In another case, the court held the non-compete clause was unreasonable and went beyond what was necessary to protect the interests of the employer. In this case, the employee worked for a company that provided extermination services specifically to a clientele in the agriculture sector. [2]. According to the non-compete clause, the employee could not engage in the business of extermination and pest control in the territory within 150 km of the cities of Trois-Rivières and Granby for 18 months following the end of his employment. In this case, since the employer almost exclusively provided services to agricultural clients, the non-compete clause was considered excessively broad. A ban on the ex-employee's involvement in extermination and pest control services completely and within a radius of 150 km from Trois-Rivières and Granby was a violation of the law and went beyond what was required to protect the company's interests.
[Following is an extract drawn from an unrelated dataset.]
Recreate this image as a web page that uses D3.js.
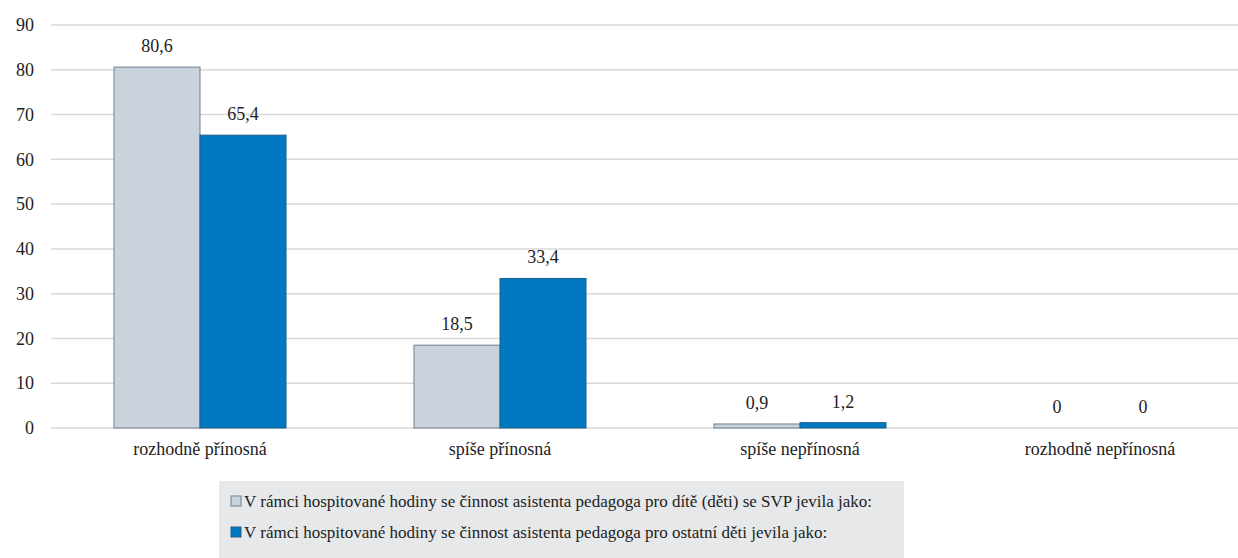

Written Non-Compete Clauses

A valid non-compete clause in an employment contract must be in writing (section 2089 C.C.Q.). If it’s not written, it’s as if it doesn’t exist. In case of litigation, a written clause further allows the court to analyze the wording to decide whether it’s valid and applicable. An ambiguously drafted clause is interpreted in favour of the employee (section 1432 C.C.Q.). As a result, an ambiguous clause can be declared unreasonable (and unenforceable). For example, an ambiguous clause would state that the geographical region covered by the non-compete is the “territory in which the employer operates”.

Does a Non-Compete Clause Always Apply?

In certain circumstances, the non-compete clause will not apply even if it’s drafted according to the rules. In particular, in case of constructive dismissal, firing an employee without a serious reason, or if the employer gives the employee a reason to leave (section 2095 C.C.Q.). For an employee that has a contract for an indeterminate period it is not enough to give them the required notice period to apply the non-compete clause; there must be a serious reason to end the employment.

Remedies Available to the Employer

Having the clause is one thing, but how can an employer enforce it? If an employer believes an ex-employee is competing with the business, they can apply for an injunction or a safeguard order, in addition to damages to compensate for the harm caused to the business.


This blog post is not legal advice and is for general informational purposes only. Always speak with a lawyer before acting on any of the information contained herein.